News & Information for Amateur Bakers and Artisan Bread Enthusiasts

Bringing un-proofed loaves up from fridge temp

Bread_Slavery's picture

Bringing un-proofed loaves up from fridge temp

After doing some serious experimentations with long room-temperature rises and enjoying them, I have concluded that I do like the flavor imparted from 8-12 fridge retardations. It just gets a twang-y zippy edge I don't necessarily get from non-fridged loaves. I do fear it creates a far-too-similar flavor profile in loaves, even ones with long pre-ferments, pate fermentees, or epoxys (or the combination of those).

Back to the point: I hear it suggested to proof loaves in the fridge in airtight containers. This is not practical for me, so I generally just throw the post bulk-fermented dough into the fridge (generally overnight). It comes out the next morning, and continues to grow throughout the day.

Getting the right proof level is tough. I worry that the loaves won't spring after this rigorous procedure, but they generally blow up. So I'm starting to think I might need:

8-12 hour fridge retardation

8-12 back to room temp (house is cold in winter, likely much shorter in other months)

1 hour proof? I need new linens so I've been slacking on proofs lately with noticable results but am not sure how I should do this with the loaves coming up from cold. How many hours do you guys generally proof on regular, unretarded loaves? I find my loaves are generally under-proofed as they are likely to blow up on oven-spring.

Your input requested.

Mini Oven's picture
Mini Oven

As ice cold dough tends to attract condense moisture, I tend to leave the dough covered (not air tight) until it reaches room temp, anywhere from one hour to 3 before using linens.  If the dough is handled, it will warm up faster. 

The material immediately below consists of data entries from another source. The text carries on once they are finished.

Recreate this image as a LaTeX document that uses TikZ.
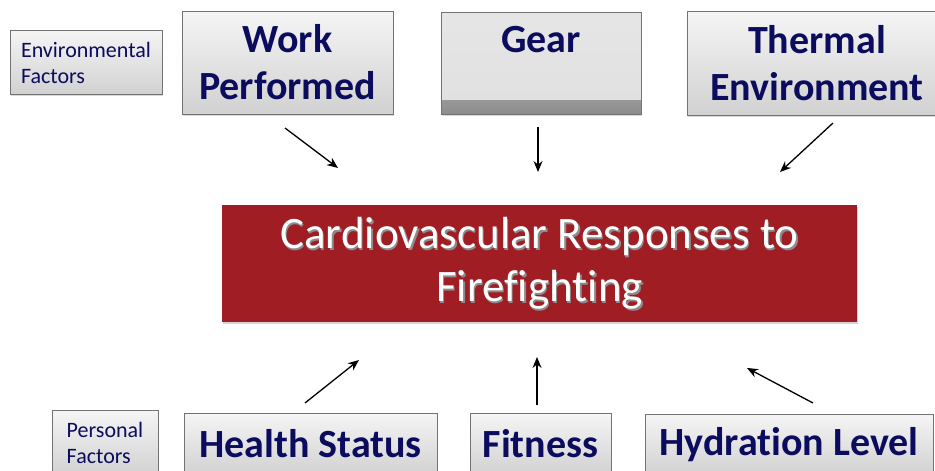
\documentclass[tikz,border=0pt]{standalone}
\usepackage{fontspec}
\setmainfont{Carlito}[Ligatures=NoCommon]
\usetikzlibrary{arrows.meta,shadows}
\definecolor{navy}{HTML}{0C0C5E}
\definecolor{cvred}{HTML}{A11D24}
\begin{document}
\begin{tikzpicture}[x=1pt,y=-1pt,
  graybox/.style={draw=black!55, line width=0.8pt, top color=black!4, bottom color=black!18,
    inner sep=0pt, text=navy, align=center,
    drop shadow={opacity=0.3, shadow xshift=1pt, shadow yshift=-1.5pt}},
  big/.style={font=\fontsize{40}{47}\selectfont\bfseries},
  small/.style={font=\fontsize{22}{26}\selectfont},
  arr/.style={-{Stealth[length=11pt,width=9pt]}, line width=1.3pt}]
\useasboundingbox (0,0) rectangle (935,471);
% top row
\node[graybox, small, align=left, minimum width=152pt, minimum height=64pt] (env) at (86,62.5) {Environmental\\Factors};
\node[graybox, big, minimum width=211pt, minimum height=103pt] (work) at (287.5,62.5) {Work\\Performed};
\node[graybox, big, minimum width=200pt, minimum height=102pt, top color=black!10, bottom color=black!12,
  path picture={\shade[top color=black!12, bottom color=black!45]
    ([yshift=14pt]path picture bounding box.south west) rectangle (path picture bounding box.south east);}]
  (gear) at (541,63) {Gear\\\phantom{Performed}};
\node[graybox, big, minimum width=260pt, minimum height=104pt] (therm) at (817,63) {Thermal\\Environment};
% centre
\node[draw=none, fill=cvred, minimum width=635pt, minimum height=117pt,
  drop shadow={opacity=0.35, shadow xshift=1pt, shadow yshift=-2pt}] (cv) at (539.5,263.5) {};
\node[text=black!45, align=center, font=\fontsize{45}{53}\selectfont] (cvs) at (541,265) {Cardiovascular Responses to\\Firefighting};
\node[text=white, align=center, font=\fontsize{45}{53}\selectfont] (cvt) at (539.5,263.5) {Cardiovascular Responses to\\Firefighting};
% bottom row
\node[graybox, small, align=left, minimum width=106pt, minimum height=66pt] (pers) at (105,443) {Personal\\Factors};
\node[graybox, big, minimum width=253pt, minimum height=62pt] (health) at (310.5,444) {Health Status};
\node[graybox, big, minimum width=141pt, minimum height=62pt] (fit) at (540.5,444) {Fitness};
\node[graybox, big, minimum width=288pt, minimum height=61pt] (hyd) at (789,444.5) {Hydration Level};
% arrow end points
\coordinate (w1) at (285,128); \coordinate (w2) at (338,168);
\coordinate (g1) at (538,127); \coordinate (g2) at (538,172);
\coordinate (t1) at (833,123); \coordinate (t2) at (780,172);
\coordinate (h1) at (305,403); \coordinate (h2) at (359,360);
\coordinate (f1) at (537,405); \coordinate (f2) at (537,357);
\coordinate (y1) at (813,403); \coordinate (y2) at (747,368);
\draw[arr] (w1) -- (w2);
\draw[arr] (g1) -- (g2);
\draw[arr] (t1) -- (t2);
\draw[arr] (h1) -- (h2);
\draw[arr] (f1) -- (f2);
\draw[arr] (y1) -- (y2);
\end{tikzpicture}
\end{document}
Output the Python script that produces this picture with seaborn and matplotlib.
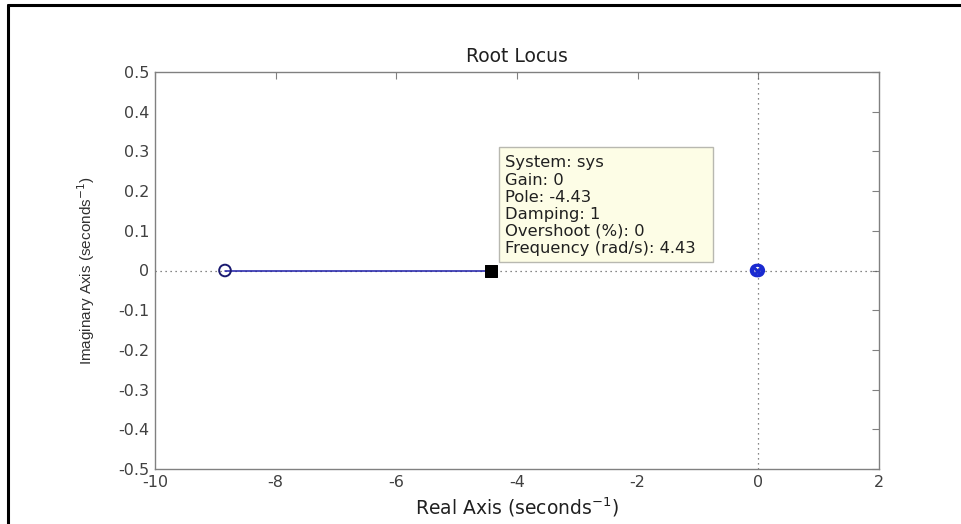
import matplotlib
matplotlib.use("Agg")
import matplotlib.pyplot as plt
import seaborn as sns
import pandas as pd
from matplotlib.patches import Rectangle

# Data
zeros_re = [-8.84]
zeros_im = [0.0]
poles_re = [0.0, -0.03]
poles_im = [0.0, 0.0]
locus_re = [-8.84, -4.43]
locus_im = [0.0, 0.0]
sel_re = [-4.43]
sel_im = [0.0]
xticks = [-10, -8, -6, -4, -2, 0, 2]
yticks = [-0.5, -0.4, -0.3, -0.2, -0.1, 0, 0.1, 0.2, 0.3, 0.4, 0.5]
ytick_labels = ["-0.5", "-0.4", "-0.3", "-0.2", "-0.1", "0", "0.1", "0.2", "0.3", "0.4", "0.5"]
tip_lines = ["System: sys", "Gain: 0", "Pole: -4.43", "Damping: 1",
             "Overshoot (%): 0", "Frequency (rad/s): 4.43"]

sns.set_style("white")
plt.rcParams['font.family'] = ['DejaVu Sans']
plt.rcParams['axes.unicode_minus'] = False

fig = plt.figure(figsize=(9.61, 5.24), dpi=100)
ax = fig.add_axes([155/961, 1 - 469/524, (879-155)/961, (469-72)/524])

# figure border (top and left)
fig.add_artist(plt.Line2D([8/961, 8/961], [0, 1 - 5/524], color='black', lw=2.2, transform=fig.transFigure))
fig.add_artist(plt.Line2D([8/961, 1], [1 - 5/524, 1 - 5/524], color='black', lw=2.2, transform=fig.transFigure))

# dotted axes lines
ax.axhline(0, color='#606060', ls=(0, (1, 3)), lw=0.9, zorder=1)
ax.axvline(0, color='#606060', ls=(0, (1, 3)), lw=0.9, zorder=1)

locus = pd.DataFrame({"re": locus_re, "im": locus_im})
sns.lineplot(data=locus, x="re", y="im", ax=ax, color='#1c1ca8', lw=1.1, zorder=3)

sns.scatterplot(x=zeros_re, y=zeros_im, ax=ax, marker='o', s=70, facecolor='none',
                edgecolor='#1a1a70', linewidth=1.4, zorder=4)
sns.scatterplot(x=poles_re, y=poles_im, ax=ax, marker='o', s=60, facecolor='none',
                edgecolor='#1a2ad0', linewidth=2.0, zorder=4)
sns.scatterplot(x=poles_re, y=poles_im, ax=ax, marker='x', s=30,
                color='#1a2ad0', linewidth=1.6, zorder=4)
sns.scatterplot(x=sel_re, y=sel_im, ax=ax, marker='s', s=80, color='black',
                edgecolor='black', zorder=5)

ax.set_xlim(-10, 2)
ax.set_ylim(-0.5, 0.5)
ax.set_xticks(xticks)
ax.set_xticklabels([str(t) for t in xticks])
ax.set_yticks(yticks)
ax.set_yticklabels(ytick_labels)
ax.tick_params(direction='in', top=True, right=True, length=5, width=0.8,
               color='#808080', labelcolor='#404040', labelsize=11.5, pad=4)
for sp in ax.spines.values():
    sp.set_color('#808080')
    sp.set_linewidth(1.0)

ax.set_title("Root Locus", fontsize=13.5, color='#202020', pad=7)
ax.set_xlabel("Real Axis (seconds$^{-1}$)", fontsize=13.5, color='#202020', labelpad=4)
ax.set_ylabel("Imaginary Axis (seconds$^{-1}$)", fontsize=11, color='#303030', labelpad=15,
              family=['Liberation Sans', 'DejaVu Sans'])

# datatip
bx0, by0 = (499-155)/724, 1 - (262-72)/397
bw, bh = (713-499)/724, (262-147)/397
ax.add_patch(Rectangle((bx0, by0), bw, bh, transform=ax.transAxes,
                       facecolor='#fdfde6', edgecolor='#b8b8b0', lw=1.0, zorder=6))
for i, line in enumerate(tip_lines):
    ax.text(bx0 + 6/724, 1 - (163 + i*17 - 72)/397, line, transform=ax.transAxes,
            fontsize=11.8, color='#202020', va='center', ha='left', zorder=7)

fig.savefig("out.png", dpi=100, facecolor='white')
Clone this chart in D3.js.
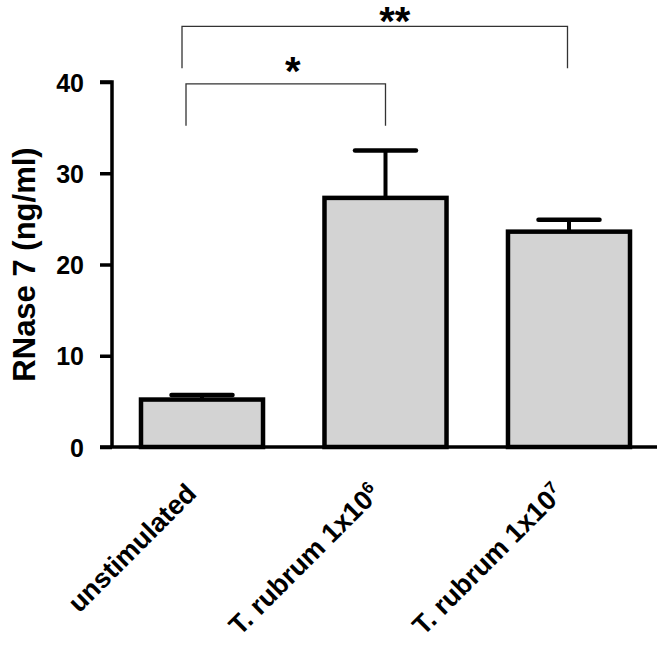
<!DOCTYPE html>
<html>
<head>
<meta charset="utf-8">
<script src="https://cdn.jsdelivr.net/npm/d3@7"></script>
<style>
  body { margin: 0; background: #fff; }
  text { font-family: "Liberation Sans", Arial, sans-serif; font-weight: bold; }
</style>
</head>
<body>
<div id="chart"></div>
<script>
// values
const groups = ["unstimulated", "T. rubrum 1x10", "T. rubrum 1x10"];
const exponents = ["", "6", "7"];
const means = [5.2, 27.3, 23.6];
const errors = [0.5, 5.2, 1.3];
const yTicks = [0, 10, 20, 30, 40];
// significance brackets: from, to, label, top value, leg bottom value
const brackets = [
    {from: 0, to: 1, label: "*", top: 39.8, bottom: 35.2},
    {from: 0, to: 2, label: "**", top: 46.1, bottom: 41.5}
];

const width = 667, height = 648;
const margin = {top: 82, right: 8, bottom: 201, left: 112};

const svg = d3.select("#chart").append("svg")
    .attr("width", width)
    .attr("height", height);

const x = d3.scaleBand()
    .domain(d3.range(groups.length))
    .range([margin.left, 659])
    .paddingInner(0.335)
    .paddingOuter(0.158);

const y = d3.scaleLinear()
    .domain([0, 40])
    .range([height - margin.bottom, margin.top]);

const cx = i => x(i) + x.bandwidth() / 2;

// bars
svg.selectAll(".bar")
    .data(means)
    .enter().append("rect")
    .attr("class", "bar")
    .attr("x", (d, i) => x(i))
    .attr("y", d => y(d))
    .attr("width", x.bandwidth())
    .attr("height", d => y(0) - y(d))
    .style("fill", "#d3d3d3")
    .style("stroke", "#000")
    .style("stroke-width", 4.5);

// error bars (upper only)
const capW = x.bandwidth() / 2;
const eb = svg.selectAll(".err")
    .data(means)
    .enter().append("g")
    .attr("class", "err");

eb.append("line")
    .attr("x1", (d, i) => cx(i))
    .attr("x2", (d, i) => cx(i))
    .attr("y1", d => y(d))
    .attr("y2", (d, i) => y(d + errors[i]))
    .style("stroke", "#000")
    .style("stroke-width", 4);

eb.append("line")
    .attr("x1", (d, i) => cx(i) - capW / 2)
    .attr("x2", (d, i) => cx(i) + capW / 2)
    .attr("y1", (d, i) => y(d + errors[i]))
    .attr("y2", (d, i) => y(d + errors[i]))
    .style("stroke", "#000")
    .style("stroke-width", 4.5)
    .style("stroke-linecap", "round");

// y axis
const yAxis = d3.axisLeft(y)
    .tickValues(yTicks)
    .tickSize(12)
    .tickPadding(16);

const gy = svg.append("g")
    .attr("transform", `translate(${margin.left},0)`)
    .call(yAxis);
gy.select(".domain").attr("d", `M-12,${y(40)}H0V${y(0)}`).style("stroke-width", 3.5);
gy.selectAll(".tick line").style("stroke-width", 3.5);
gy.selectAll(".tick text").style("font-size", "25px").attr("dy", "0.36em");

// x axis line
svg.append("line")
    .attr("x1", margin.left - 12)
    .attr("x2", 657)
    .attr("y1", y(0))
    .attr("y2", y(0))
    .style("stroke", "#000")
    .style("stroke-width", 3.5);

// y label
svg.append("text")
    .attr("transform", `translate(35,${(y(0) + y(40)) / 2}) rotate(-90)`)
    .attr("text-anchor", "middle")
    .style("font-size", "31px")
    .text("RNase 7 (ng/ml)");

// x labels
const xl = svg.selectAll(".xlab")
    .data(groups)
    .enter().append("text")
    .attr("class", "xlab")
    .attr("text-anchor", "end")
    .attr("transform", (d, i) => `translate(${cx(i) - 4},${y(0) + 48}) rotate(-45)`)
    .style("font-size", "27px");

xl.append("tspan").text(d => d);
xl.append("tspan")
    .attr("dy", "-0.55em")
    .style("font-size", "17px")
    .text((d, i) => exponents[i]);

// significance brackets
brackets.forEach(b => {
    const x1 = cx(b.from) - (b.to === 2 ? 20 : 16);
    const x2 = cx(b.to) - (b.to === 2 ? 1.5 : 0);
    svg.append("path")
        .attr("d", `M${x1},${y(b.bottom)}V${y(b.top)}H${x2}V${y(b.bottom)}`)
        .style("fill", "none")
        .style("stroke", "#333")
        .style("stroke-width", 1.3);
    svg.append("text")
        .attr("x", (x1 + x2) / 2 + (b.to === 2 ? 20 : 7))
        .attr("y", y(b.top) + (b.to === 2 ? 9 : 1))
        .attr("text-anchor", "middle")
        .style("font-size", "40px")
        .text(b.label);
});
</script>
</body>
</html>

If the dough has not had a bulk rise and is flat ice cold, let it warm up and rise, degas and let it rise again folding the dough several times before finally settling on a final shape to nestle in the linens.

I do let it rise a second time before shaping, many times simply folding the dough as it expands in 30-45 min intervals.  If you are using straight doughs, and have problems with underproofing, let the dough (loaf size) rise a second time before final shaping.